Internet culture is enticing to producers because it relates to a separate, distinct and still slightly mysterious zone — the high-tech wilderness. Web-focused magazines like “Fast Company” and “Wired” have done much to shore up that notion.

Those publications adopt the culture rather than trying to demystify it; it’s in their interest to do so. That’s why their copy reads like programmers talking, and why the photos are often blurred — as if the photographer were on a caffeine buzz.

Of course, the Internet really is different. Thousands of dot-com workers have been laid off in recent months, but I’ve not heard a single one wailing in grief or even waxing a little desperate about the situation. In fact, when Foodline.com abruptly discontinued its content-production efforts last week — laying off a couple dozen editors and design people in the process — one suddenly jobless individual described the bloodletting to a local reporter as “just an Internet thing.”

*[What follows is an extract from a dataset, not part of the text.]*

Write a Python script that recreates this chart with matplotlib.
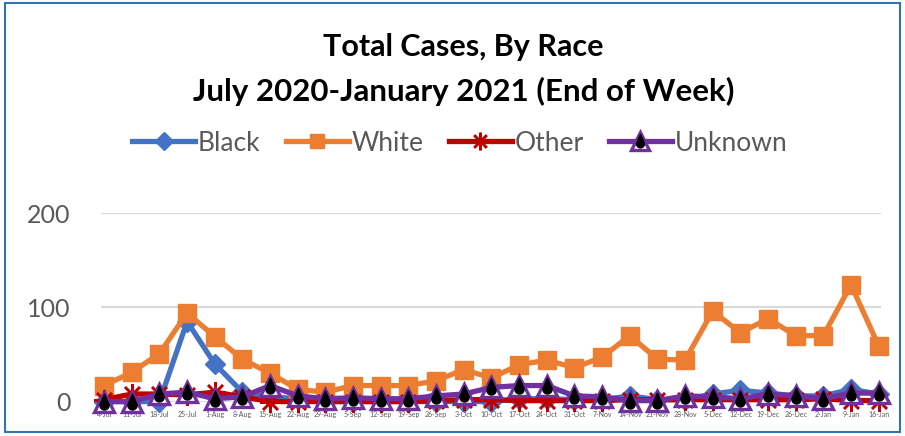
import numpy as np
import matplotlib
matplotlib.use("Agg")
import matplotlib.pyplot as plt
from matplotlib.path import Path
from matplotlib.patches import Rectangle
from matplotlib.legend_handler import HandlerTuple

weeks = ["4-Jul", "11-Jul", "18-Jul", "25-Jul", "1-Aug", "8-Aug", "15-Aug", "22-Aug",
         "29-Aug", "5-Sep", "12-Sep", "19-Sep", "26-Sep", "3-Oct", "10-Oct", "17-Oct",
         "24-Oct", "31-Oct", "7-Nov", "14-Nov", "21-Nov", "28-Nov", "5-Dec", "12-Dec",
         "19-Dec", "26-Dec", "2-Jan", "9-Jan", "16-Jan"]
black = [0, 0, 0, 85, 40, 10, 5, 3, 0, 0, 0, 0, 0, 0, 0, 3, 3, 2, 2, 6, 2, 2, 8, 12,
         9, 6, 6, 13, 8]
white = [17, 31, 51, 94, 69, 45, 30, 13, 10, 17, 17, 17, 22, 34, 25, 39, 44, 36, 47,
         70, 45, 44, 96, 73, 88, 70, 70, 124, 59]
other = [2, 8, 8, 7, 10, 5, 0, 0, 0, 0, 0, 0, 1, 2, 2, 1, 1, 1, 1, 2, 2, 2, 2, 2,
         2, 2, 3, 1, 1]
unknown = [0, 0, 8, 10, 3, 5, 17, 6, 3, 4, 3, 3, 6, 8, 15, 17, 17, 6, 5, 1, 1, 6, 5,
           3, 8, 6, 3, 9, 9]
yticks = [0, 100, 200]

plt.rcParams['font.family'] = ['Lato', 'DejaVu Sans']

# teardrop marker shape (tip up, round bottom)
r = 0.55
cx, cy = 0.0, -0.35
angs = np.linspace(np.deg2rad(150), np.deg2rad(390), 40)
loop = [(0.0, 1.0)] + [(cx + r * np.cos(a), cy + r * np.sin(a)) for a in angs] + [(0.0, 1.0)]
codes = [Path.MOVETO] + [Path.LINETO] * (len(loop) - 2) + [Path.CLOSEPOLY]
drop = Path(loop, codes)

fig = plt.figure(figsize=(9.05, 4.36), dpi=100)
fig.patches.append(Rectangle((0.006, 0.009), 0.988, 0.985, transform=fig.transFigure,
                             fill=False, edgecolor='#2E75B6', linewidth=1.5))
ax = fig.add_axes([0.112, 0.079, 0.862, 0.432])

x = np.arange(len(weeks))
lw = 3.8
l_b, = ax.plot(x, black, color='#4472C4', lw=lw, marker='D', ms=10.5, clip_on=False,
               solid_joinstyle='round', zorder=3, label='Black')
l_w, = ax.plot(x, white, color='#ED7D31', lw=lw, marker='s', ms=12.5, clip_on=False,
               solid_joinstyle='round', zorder=4, label='White')
l_o, = ax.plot(x, other, color='#C00000', lw=lw, marker=(8, 2, 0), ms=15, mew=1.8,
               clip_on=False, zorder=5, label='Other')
l_u, = ax.plot(x, unknown, color='#7030A0', lw=lw, marker='^', ms=15, mfc='white',
               mec='#7030A0', mew=2.4, clip_on=False, zorder=6, label='Unknown')
l_d, = ax.plot(x, unknown, linestyle='none', marker=drop, ms=12, color='black',
               clip_on=False, zorder=7)

ax.set_ylim(0, 200)
ax.set_xlim(-0.1, len(weeks) - 0.9)
ax.set_yticks(yticks)
ax.set_yticklabels([str(v) for v in yticks], fontsize=18, color='#595959')
ax.set_xticks(x)
ax.set_xticklabels(weeks, fontsize=5, color='#595959')
ax.tick_params(axis='both', length=0)
ax.tick_params(axis='y', pad=22)
ax.tick_params(axis='x', pad=7)
ax.grid(axis='y', color='#D9D9D9', lw=1.5)
ax.set_axisbelow(True)
for s in ax.spines.values():
    s.set_visible(False)

fig.text(0.512, 0.893, "Total Cases, By Race", ha='center', va='center',
         fontsize=22, fontweight='bold', color='black')
fig.text(0.512, 0.79, "July 2020-January 2021 (End of Week)", ha='center', va='center',
         fontsize=22.5, fontweight='bold', color='black')

leg = fig.legend([l_b, l_w, l_o, (l_u, l_d)], ['Black', 'White', 'Other', 'Unknown'],
                 handler_map={tuple: HandlerTuple(ndivide=1, pad=0)},
                 loc='center', bbox_to_anchor=(0.508, 0.672), ncol=4, frameon=False,
                 fontsize=19, handlelength=2.4, columnspacing=0.95, handletextpad=0.1,
                 markerscale=0.85)
for txt in leg.get_texts():
    txt.set_color('#595959')

fig.savefig('out.png', dpi=100)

The reporter didn’t record it, but those words almost certainly came with a shrug, not of resignation, but of indifference. That is how the dot-com world differs from the rest of the planet — in attitude. The people on the new TV shows will undoubtedly ooze it, and make no mistake, that’s because the real people in the Internet world seem to have an unlimited supply.

What — Me Worry?

How can they not? If one startup fails, they find an angel to back their next idea. If X.com lays them off to cut costs, they hook up with Y.com, which still hasn’t exhausted its supply of venture capital and isn’t yet accountable to shareholders. Meanwhile, everyone from A to Z.com is trying to recruit them, too.

The Internet world churns and hums like nobody’s business. Remember, there hasn’t been a significant global recession during the great e-commerce age, so why would the people leading the charge have any cause to worry?

The 1980s are forever engraved in popular culture as a time not only of great affluence, but of terrible greed. Greed is good, “Wall Street” (the movie) taught us, establishing a mantra for the decade. There’s even more money being made now as back then, but in the new millennium, the focus isn’t just on the cash.

The Internet age is about pushing the technological envelope. It’s about dreaming the impossible, and then creating it. If this first wave of cultural reflections is any indication, people working in the online world are not just having fun and making money, they’re doing it by coming up with new ways of looking at the world.

Whatever the era, that’s a pretty cool way to make a living.